• [What this task involves]: Pictures stay out of this copy, which runs from the first line of the material through the line containing "import * as".

• [Raw data]:
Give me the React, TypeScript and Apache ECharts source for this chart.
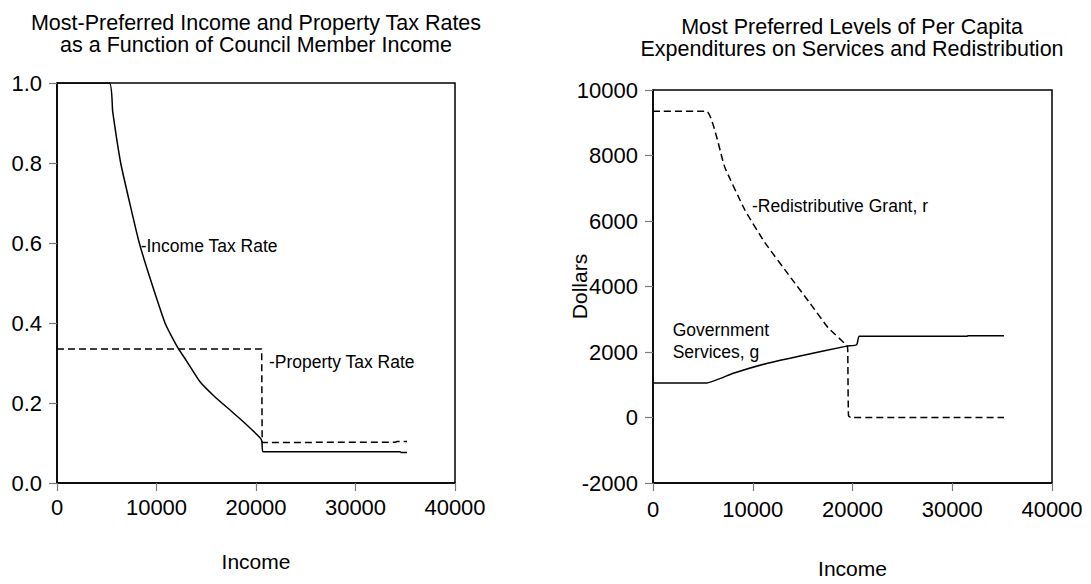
import React, { useEffect, useRef } from "react";
import * as echarts from "echarts";

// ---- Left panel: tax rates vs income ----
const incomeTaxRate: [number, number][] = [
  [0, 1.0], [5257, 1.0], [5595, 0.929], [6400, 0.8], [7505, 0.679], [8270, 0.6],
  [9347, 0.5125], [10854, 0.4], [11425, 0.371], [12150, 0.338], [13000, 0.306],
  [14372, 0.253], [15800, 0.217], [17387, 0.1825], [19000, 0.147], [20450, 0.112],
  [20600, 0.103], [20700, 0.078], [34472, 0.078], [34600, 0.076], [35176, 0.076],
];
const propertyTaxRate: [number, number][] = [
  [0, 0.335], [20570, 0.335], [20620, 0.101], [25700, 0.101], [25800, 0.102],
  [34000, 0.102], [34200, 0.104], [35176, 0.104],
];

// ---- Right panel: expenditures vs income ----
const redistributiveGrant: [number, number][] = [
  [0, 9350], [5343, 9350], [7188, 7651], [9193, 6349], [11198, 5350], [13865, 4249],
  [15740, 3490], [17544, 2749], [19418, 2200], [19518, 2100], [19600, 50],
  [19850, 0], [35188, 0],
];
const governmentServices: [number, number][] = [
  [0, 1050], [5313, 1050], [8050, 1351], [11398, 1651], [14737, 1879],
  [19418, 2179], [20421, 2221], [20682, 2479], [31449, 2479], [31600, 2500], [35188, 2500],
];

const leftYTicks = { min: 0, max: 1, interval: 0.2 };
const rightYTicks = { min: -2000, max: 10000, interval: 2000 };
const xTicks = { min: 0, max: 40000, interval: 10000 };

const leftTitle = ["Most-Preferred Income and Property Tax Rates", "as a Function of Council Member Income"];
const rightTitle = ["Most Preferred Levels of Per Capita", "Expenditures on Services and Redistribution"];

const FONT = "'Liberation Sans', Arial, Helvetica, sans-serif";

function axisCommon(labelMargin: number) {
  return {
    axisLine: { show: true, onZero: false, lineStyle: { color: "#000", width: 1.5 } },
    axisTick: { show: true, length: 8, inside: false, lineStyle: { color: "#7a7a7a", width: 1.2 } },
    axisLabel: {
      color: "#000", fontSize: 22, fontFamily: FONT, margin: labelMargin,
      showMaxLabel: true, showMinLabel: true, formatter: (v: number) => String(v),
    },
    splitLine: { show: false },
    nameMoveOverlap: false,
  };
}

function note(coord: [number, number], text: string) {
  return {
    symbol: "circle",
    symbolSize: 0,
    silent: true,
    data: [
      {
        coord,
        label: {
          show: true,
          position: "inside",
          align: "left",
          verticalAlign: "middle",
          formatter: text,
          color: "#000",
          fontSize: 17.5,
          lineHeight: 22,
          fontFamily: FONT,
        },
      },
    ],
  };
}

export default function App() {
  const ref = useRef<HTMLDivElement>(null);
  useEffect(() => {
    if (!ref.current) return;
    const chart = echarts.init(ref.current, undefined, { renderer: "svg" });
    const titleStyle = (t: string, x: number, y: number) => ({
      type: "text",
      x,
      y,
      style: { text: t, fill: "#000", font: `21.5px ${FONT}`, textAlign: "center", textVerticalAlign: "middle" },
    });
    const nameStyle = { color: "#000", fontSize: 21, fontFamily: FONT };
    chart.setOption({
      animation: false,
      backgroundColor: "#fff",
      grid: [
        { left: 57, top: 83, width: 398, height: 400, show: true, borderColor: "#000", borderWidth: 1.5, backgroundColor: "transparent" },
        { left: 653, top: 90, width: 399, height: 400, show: true, borderColor: "#000", borderWidth: 1.5, backgroundColor: "transparent" },
      ],
      xAxis: [
        {
          type: "value", gridIndex: 0, ...xTicks, ...axisCommon(13),
          name: "Income", nameLocation: "middle", nameGap: 68, nameTextStyle: nameStyle,
        },
        {
          type: "value", gridIndex: 1, ...xTicks, ...axisCommon(15),
          name: "Income", nameLocation: "middle", nameGap: 75, nameTextStyle: nameStyle,
        },
      ],
      yAxis: [
        {
          type: "value", gridIndex: 0, ...leftYTicks, ...axisCommon(15),
          axisLabel: { ...axisCommon(15).axisLabel, formatter: (v: number) => v.toFixed(1) },
        },
        {
          type: "value", gridIndex: 1, ...rightYTicks, ...axisCommon(15),
          name: "Dollars", nameLocation: "middle", nameGap: 63, nameTextStyle: nameStyle,
        },
      ],
      graphic: [
        titleStyle(leftTitle[0], 256, 23),
        titleStyle(leftTitle[1], 256, 45),
        titleStyle(rightTitle[0], 852, 27),
        titleStyle(rightTitle[1], 852, 49),
      ],
      series: [
        {
          type: "line", xAxisIndex: 0, yAxisIndex: 0, data: incomeTaxRate, showSymbol: false,
          smooth: 0.15,
          lineStyle: { color: "#000", width: 1.5 },
          markPoint: note([8410, 0.5925], "-Income Tax Rate"),
        },
        {
          type: "line", xAxisIndex: 0, yAxisIndex: 0, data: propertyTaxRate, showSymbol: false,
          lineStyle: { color: "#000", width: 1.5, type: [7, 4] },
          markPoint: note([21307, 0.303], "-Property Tax Rate"),
        },
        {
          type: "line", xAxisIndex: 1, yAxisIndex: 1, data: redistributiveGrant, showSymbol: false,
          smooth: 0.15,
          lineStyle: { color: "#000", width: 1.5, type: [7, 4] },
          markPoint: note([9925, 6460], "-Redistributive Grant, r"),
        },
        {
          type: "line", xAxisIndex: 1, yAxisIndex: 1, data: governmentServices, showSymbol: false,
          smooth: 0.15,
          lineStyle: { color: "#000", width: 1.5 },
          markPoint: note([1975, 2326], "Government\nServices, g"),
        },
      ],
    });
    return () => chart.dispose();
  }, []);
  return (
    <div
      ref={ref}
      style={{ position: "absolute", left: 0, top: 0, width: 1091, height: 584, background: "#fff" }}
    />
  );
}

• [Response to this task]:
Give me the React, TypeScript and Apache ECharts source for this chart.
import React, { useEffect, useRef } from "react";
import * as echarts from "echarts";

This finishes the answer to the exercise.